Esta mañana, después de dar buena cuenta del desayuno (café con leche, pan integral tostado con miel y canela), sentada en la terraza, he leído el último capítulo de la novela que compré para mi hijo Lu, por imperativo de la clase de Lengua y Literatura. Entretenida, con bastante fantasía, pasajes que me han arrancado una carcajada, y en suma, no está mal para pasar el rato.
Terminando las últimas líneas comenzó a chispear, pero ahí se quedó la cosa, aunque el cielo amenazaba con descargar a pierna suelta.
El sol asomó el flequillo, y ha estado entrando y saliendo toda la mañana. Decidí dar un paseo por la playa.
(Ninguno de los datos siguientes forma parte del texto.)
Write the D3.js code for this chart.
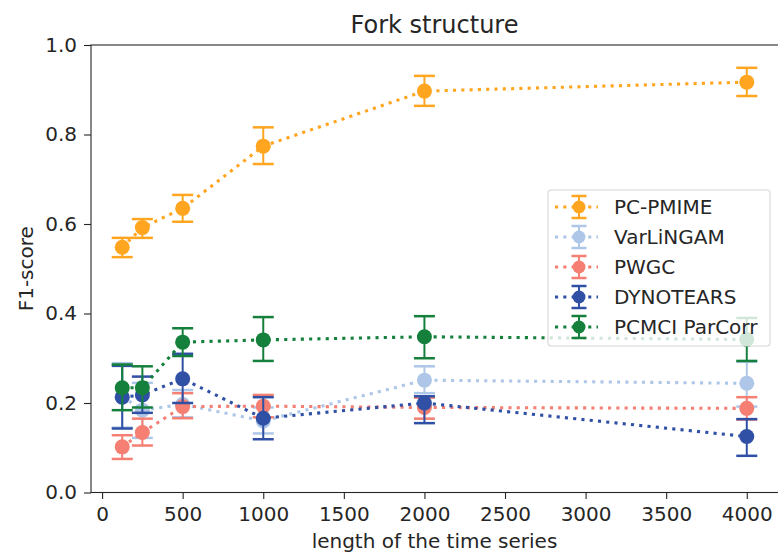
<!DOCTYPE html>
<html>
<head>
<meta charset="utf-8">
<script src="https://cdn.jsdelivr.net/npm/d3@7"></script>
<style>
  body { margin: 0; background: #fff; }
  text { font-family: "DejaVu Sans", sans-serif; fill: #262626; }
</style>
</head>
<body>
<svg id="chart" width="778" height="554"></svg>
<script>
// series lengths on the x axis
const lengths = [125, 250, 500, 1000, 2000, 4000];
const xTicks = [0, 500, 1000, 1500, 2000, 2500, 3000, 3500, 4000];
const yTicks = [0.0, 0.2, 0.4, 0.6, 0.8, 1.0];

// mean F1 and error-bar bounds
const pcpmime     = [0.548, 0.592, 0.635, 0.774, 0.897, 0.917];
const pcpmimeLo   = [0.526, 0.569, 0.605, 0.734, 0.864, 0.886];
const pcpmimeHi   = [0.569, 0.611, 0.665, 0.816, 0.931, 0.949];

const varlingam   = [0.215, 0.184, 0.197, 0.160, 0.251, 0.244];
const varlingamLo = [0.145, 0.122, 0.168, 0.132, 0.222, 0.192];
const varlingamHi = [0.289, 0.245, 0.229, 0.190, 0.282, 0.292];

const pwgc        = [0.102, 0.134, 0.192, 0.193, 0.190, 0.188];
const pwgcLo      = [0.075, 0.105, 0.166, 0.168, 0.165, 0.163];
const pwgcHi      = [0.128, 0.165, 0.222, 0.218, 0.212, 0.213];

const dynotears   = [0.213, 0.218, 0.254, 0.166, 0.200, 0.125];
const dynotearsLo = [0.143, 0.178, 0.200, 0.119, 0.155, 0.082];
const dynotearsHi = [0.283, 0.259, 0.310, 0.213, 0.215, 0.164];

const pcmci       = [0.234, 0.234, 0.336, 0.341, 0.348, 0.342];
const pcmciLo     = [0.184, 0.190, 0.305, 0.294, 0.300, 0.294];
const pcmciHi     = [0.286, 0.282, 0.367, 0.392, 0.394, 0.390];

const series = [
  { name: "PC-PMIME",      color: "#ffa51f", mean: pcpmime,   lo: pcpmimeLo,   hi: pcpmimeHi },
  { name: "VarLiNGAM",     color: "#aec7e8", mean: varlingam, lo: varlingamLo, hi: varlingamHi },
  { name: "PWGC",          color: "#f47f72", mean: pwgc,      lo: pwgcLo,      hi: pwgcHi },
  { name: "DYNOTEARS",     color: "#3050a6", mean: dynotears, lo: dynotearsLo, hi: dynotearsHi },
  { name: "PCMCI ParCorr", color: "#14803c", mean: pcmci,     lo: pcmciLo,     hi: pcmciHi }
];

const svg = d3.select("#chart");
const plotL = 91, plotR = 778, plotT = 45, plotB = 492.5;

const x = d3.scaleLinear().domain([-68.75, 4193.75]).range([plotL, plotR]);
const y = d3.scaleLinear().domain([0, 1]).range([plotB, plotT]);

// axes
const xAxis = svg.append("g")
  .attr("transform", `translate(0,${plotB})`)
  .call(d3.axisBottom(x).tickValues(xTicks).tickSize(6.5).tickPadding(8).tickFormat(d3.format("d")));
const yAxis = svg.append("g")
  .attr("transform", `translate(${plotL},0)`)
  .call(d3.axisLeft(y).tickValues(yTicks).tickSize(7).tickPadding(7).tickFormat(d3.format(".1f")));

[xAxis, yAxis].forEach(g => {
  g.select(".domain").remove();
  g.selectAll("line").attr("stroke", "#262626").attr("stroke-width", 1.1);
  g.selectAll("text").style("font-size", "20px").attr("fill", "#262626");
});

// spines
svg.append("rect")
  .attr("x", plotL).attr("y", plotT)
  .attr("width", plotR - plotL + 2).attr("height", plotB - plotT)
  .attr("fill", "none").attr("stroke", "#262626").attr("stroke-width", 1.1);

const capW = 10.5;
const line = d3.line().x(d => x(d[0])).y(d => y(d[1]));

series.forEach(s => {
  const g = svg.append("g");
  const pts = lengths.map((l, i) => [l, s.mean[i]]);
  g.append("path")
    .attr("d", line(pts))
    .attr("fill", "none")
    .attr("stroke", s.color)
    .attr("stroke-width", 3.1)
    .attr("stroke-dasharray", "3.1,5.2");
  lengths.forEach((l, i) => {
    const cx = x(l);
    g.append("line")
      .attr("x1", cx).attr("x2", cx)
      .attr("y1", y(s.lo[i])).attr("y2", y(s.hi[i]))
      .attr("stroke", s.color).attr("stroke-width", 2);
    [s.lo[i], s.hi[i]].forEach(v => {
      g.append("line")
        .attr("x1", cx - capW).attr("x2", cx + capW)
        .attr("y1", y(v)).attr("y2", y(v))
        .attr("stroke", s.color).attr("stroke-width", 2.5);
    });
    g.append("circle")
      .attr("cx", cx).attr("cy", y(s.mean[i]))
      .attr("r", 7.5).attr("fill", s.color);
  });
});

// title and labels
svg.append("text")
  .attr("x", (plotL + plotR) / 2).attr("y", 33)
  .attr("text-anchor", "middle")
  .style("font-size", "24px")
  .text("Fork structure");

svg.append("text")
  .attr("x", (plotL + plotR) / 2).attr("y", 548)
  .attr("text-anchor", "middle")
  .style("font-size", "20px")
  .text("length of the time series");

svg.append("text")
  .attr("transform", `translate(33,${(plotT + plotB) / 2}) rotate(-90)`)
  .attr("text-anchor", "middle")
  .style("font-size", "20px")
  .text("F1-score");

// legend
const lg = svg.append("g").attr("transform", "translate(548,190)");
lg.append("rect")
  .attr("x", 0).attr("y", 0).attr("width", 222).attr("height", 156)
  .attr("rx", 3)
  .attr("fill", "#fff").attr("fill-opacity", 0.8)
  .attr("stroke", "#d6d6d6").attr("stroke-width", 1.1);

series.forEach((s, i) => {
  const ly = 17 + i * 30;
  const item = lg.append("g").attr("transform", `translate(0,${ly})`);
  item.append("line")
    .attr("x1", 7).attr("x2", 50).attr("y1", 0).attr("y2", 0)
    .attr("stroke", s.color).attr("stroke-width", 3.1).attr("stroke-dasharray", "3.1,5.2");
  item.append("line")
    .attr("x1", 31).attr("x2", 31).attr("y1", -11).attr("y2", 11)
    .attr("stroke", s.color).attr("stroke-width", 2);
  [-11, 11].forEach(dy => {
    item.append("line")
      .attr("x1", 31 - 7.5).attr("x2", 31 + 7.5).attr("y1", dy).attr("y2", dy)
      .attr("stroke", s.color).attr("stroke-width", 2.5);
  });
  item.append("circle").attr("cx", 31).attr("cy", 0).attr("r", 6.5).attr("fill", s.color);
  item.append("text")
    .attr("x", 66).attr("y", 0).attr("dy", "0.35em")
    .style("font-size", "20px")
    .text(s.name);
});
</script>
</body>
</html>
Me vestí con un vaquero de rutina, una camiseta de astenia primaveral y un chubasquero de melancolía, por el que ha resbalado el sutil llanto de un cielo plomizo. Y me eché a la calle, a enfrentar mi tristeza con el mundo, sin un mal paraguas con que proteger esta inexplicable desazón.
A la vuelta compré coquinas en el mercado. Cuando las cocino, Mane se chupa literalmente los dedos. También atún y fresones.
Y volví sin prisa, parando a mi antojo, dejando en la arena la efímera huella de mis sumisos pasos.